WRITTEN PROBLEM:
Reproduce, character for character, the lines below from the first through the one with "const halfStep = 80;". Leave pictures out.

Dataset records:
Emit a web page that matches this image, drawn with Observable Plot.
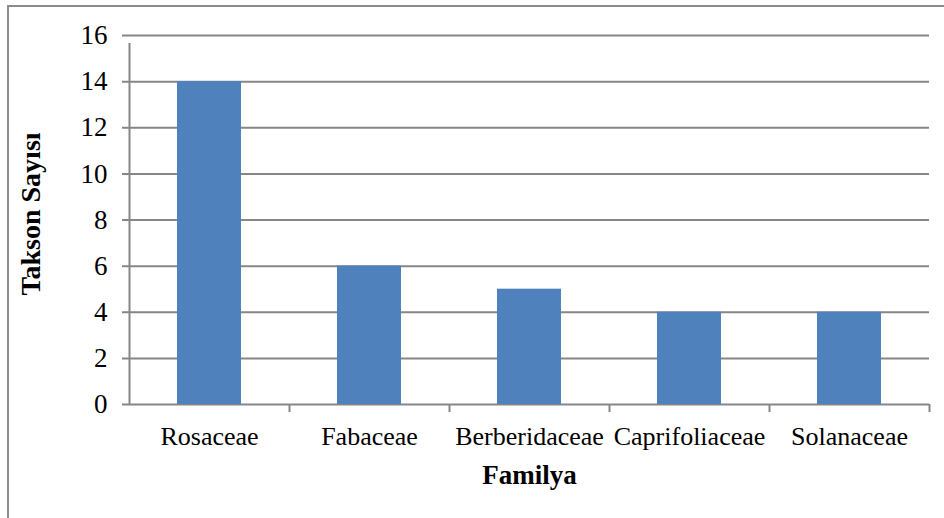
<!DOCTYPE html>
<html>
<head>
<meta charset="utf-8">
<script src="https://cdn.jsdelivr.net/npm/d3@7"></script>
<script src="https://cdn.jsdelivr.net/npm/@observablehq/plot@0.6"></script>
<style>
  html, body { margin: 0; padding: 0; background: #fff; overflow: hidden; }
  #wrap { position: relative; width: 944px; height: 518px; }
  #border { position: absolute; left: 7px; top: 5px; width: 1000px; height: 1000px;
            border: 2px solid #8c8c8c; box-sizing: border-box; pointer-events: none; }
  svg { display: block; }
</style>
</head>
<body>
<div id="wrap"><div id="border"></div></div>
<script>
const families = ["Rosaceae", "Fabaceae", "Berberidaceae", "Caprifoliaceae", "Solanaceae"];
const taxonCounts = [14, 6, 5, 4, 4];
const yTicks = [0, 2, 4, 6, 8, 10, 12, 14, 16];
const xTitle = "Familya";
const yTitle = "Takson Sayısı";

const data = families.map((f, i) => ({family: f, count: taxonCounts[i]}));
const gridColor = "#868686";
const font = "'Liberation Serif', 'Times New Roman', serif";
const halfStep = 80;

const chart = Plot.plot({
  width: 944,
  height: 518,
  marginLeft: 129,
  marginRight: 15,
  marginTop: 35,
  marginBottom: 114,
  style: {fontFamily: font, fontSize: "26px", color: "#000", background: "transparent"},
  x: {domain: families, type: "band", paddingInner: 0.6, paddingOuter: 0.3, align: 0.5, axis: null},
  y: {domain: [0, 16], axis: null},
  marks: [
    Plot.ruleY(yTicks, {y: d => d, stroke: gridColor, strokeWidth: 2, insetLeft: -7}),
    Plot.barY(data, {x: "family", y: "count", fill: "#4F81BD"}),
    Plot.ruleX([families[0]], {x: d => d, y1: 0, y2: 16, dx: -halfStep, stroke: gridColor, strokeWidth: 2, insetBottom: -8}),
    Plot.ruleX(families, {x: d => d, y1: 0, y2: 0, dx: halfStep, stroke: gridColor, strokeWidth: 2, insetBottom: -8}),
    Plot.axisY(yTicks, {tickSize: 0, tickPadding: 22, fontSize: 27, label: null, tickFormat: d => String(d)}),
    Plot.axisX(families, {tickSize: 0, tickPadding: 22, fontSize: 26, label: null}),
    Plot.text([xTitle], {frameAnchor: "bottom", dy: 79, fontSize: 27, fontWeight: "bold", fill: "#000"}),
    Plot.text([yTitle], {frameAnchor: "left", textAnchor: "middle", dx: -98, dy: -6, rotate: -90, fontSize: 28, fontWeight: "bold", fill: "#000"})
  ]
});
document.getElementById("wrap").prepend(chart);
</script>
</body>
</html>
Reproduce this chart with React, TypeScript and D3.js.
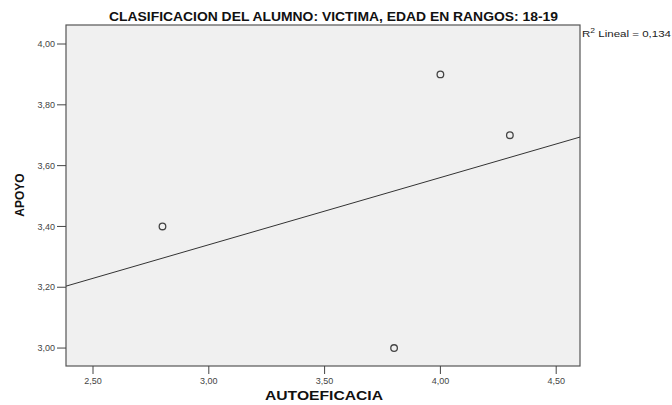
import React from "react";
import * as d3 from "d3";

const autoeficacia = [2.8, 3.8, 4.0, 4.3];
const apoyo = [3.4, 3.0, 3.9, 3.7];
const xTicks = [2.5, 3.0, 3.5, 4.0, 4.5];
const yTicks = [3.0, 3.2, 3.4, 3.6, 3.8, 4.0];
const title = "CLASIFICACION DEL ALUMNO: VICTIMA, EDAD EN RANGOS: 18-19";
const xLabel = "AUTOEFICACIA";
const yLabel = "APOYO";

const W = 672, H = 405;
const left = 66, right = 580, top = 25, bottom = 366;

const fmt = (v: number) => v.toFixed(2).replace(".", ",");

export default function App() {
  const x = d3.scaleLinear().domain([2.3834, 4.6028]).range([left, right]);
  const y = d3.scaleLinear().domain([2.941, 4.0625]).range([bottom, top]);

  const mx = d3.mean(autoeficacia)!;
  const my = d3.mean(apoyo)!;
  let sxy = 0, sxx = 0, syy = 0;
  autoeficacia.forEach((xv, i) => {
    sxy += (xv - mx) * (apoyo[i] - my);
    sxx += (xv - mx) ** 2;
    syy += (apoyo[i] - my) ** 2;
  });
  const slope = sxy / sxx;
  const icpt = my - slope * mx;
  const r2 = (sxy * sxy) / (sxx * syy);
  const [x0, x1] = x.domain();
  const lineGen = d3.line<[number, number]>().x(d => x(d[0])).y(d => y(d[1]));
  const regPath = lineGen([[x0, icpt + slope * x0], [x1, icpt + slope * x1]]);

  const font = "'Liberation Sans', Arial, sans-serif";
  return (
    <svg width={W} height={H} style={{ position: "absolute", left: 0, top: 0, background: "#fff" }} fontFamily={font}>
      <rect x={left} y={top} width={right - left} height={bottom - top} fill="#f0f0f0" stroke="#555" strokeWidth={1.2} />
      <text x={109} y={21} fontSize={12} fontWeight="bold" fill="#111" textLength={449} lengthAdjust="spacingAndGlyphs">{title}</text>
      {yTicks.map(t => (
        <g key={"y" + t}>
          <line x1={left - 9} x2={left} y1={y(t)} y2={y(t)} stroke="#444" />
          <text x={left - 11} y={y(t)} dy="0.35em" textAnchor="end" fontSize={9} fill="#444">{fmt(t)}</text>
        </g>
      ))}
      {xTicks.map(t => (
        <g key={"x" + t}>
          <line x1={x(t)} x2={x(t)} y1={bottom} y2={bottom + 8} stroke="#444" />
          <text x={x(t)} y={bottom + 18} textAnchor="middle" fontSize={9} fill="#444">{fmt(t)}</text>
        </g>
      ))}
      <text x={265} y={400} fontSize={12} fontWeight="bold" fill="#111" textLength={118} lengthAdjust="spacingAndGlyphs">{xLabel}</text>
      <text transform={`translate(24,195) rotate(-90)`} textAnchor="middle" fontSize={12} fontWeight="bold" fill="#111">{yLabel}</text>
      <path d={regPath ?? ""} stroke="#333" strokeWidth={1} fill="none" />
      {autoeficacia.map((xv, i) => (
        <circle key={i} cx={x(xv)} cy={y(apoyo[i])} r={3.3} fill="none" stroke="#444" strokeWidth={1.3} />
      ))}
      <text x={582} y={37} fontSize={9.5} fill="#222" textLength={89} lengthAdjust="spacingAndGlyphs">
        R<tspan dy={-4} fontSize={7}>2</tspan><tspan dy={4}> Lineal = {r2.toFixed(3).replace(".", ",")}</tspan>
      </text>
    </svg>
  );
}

RESPONSE:
Emit a web page that matches this image, drawn with Observable Plot.
<!DOCTYPE html>
<html>
<head>
<meta charset="utf-8">
<script src="https://cdn.jsdelivr.net/npm/d3@7"></script>
<script src="https://cdn.jsdelivr.net/npm/@observablehq/plot@0.6"></script>
<style>
  html, body { margin: 0; padding: 0; background: #fff; overflow: hidden; }
  #wrap { position: relative; width: 944px; height: 518px; }
  #border { position: absolute; left: 7px; top: 5px; width: 1000px; height: 1000px;
            border: 2px solid #8c8c8c; box-sizing: border-box; pointer-events: none; }
  svg { display: block; }
</style>
</head>
<body>
<div id="wrap"><div id="border"></div></div>
<script>
const families = ["Rosaceae", "Fabaceae", "Berberidaceae", "Caprifoliaceae", "Solanaceae"];
const taxonCounts = [14, 6, 5, 4, 4];
const yTicks = [0, 2, 4, 6, 8, 10, 12, 14, 16];
const xTitle = "Familya";
const yTitle = "Takson Sayısı";

const data = families.map((f, i) => ({family: f, count: taxonCounts[i]}));
const gridColor = "#868686";
const font = "'Liberation Serif', 'Times New Roman', serif";
const halfStep = 80;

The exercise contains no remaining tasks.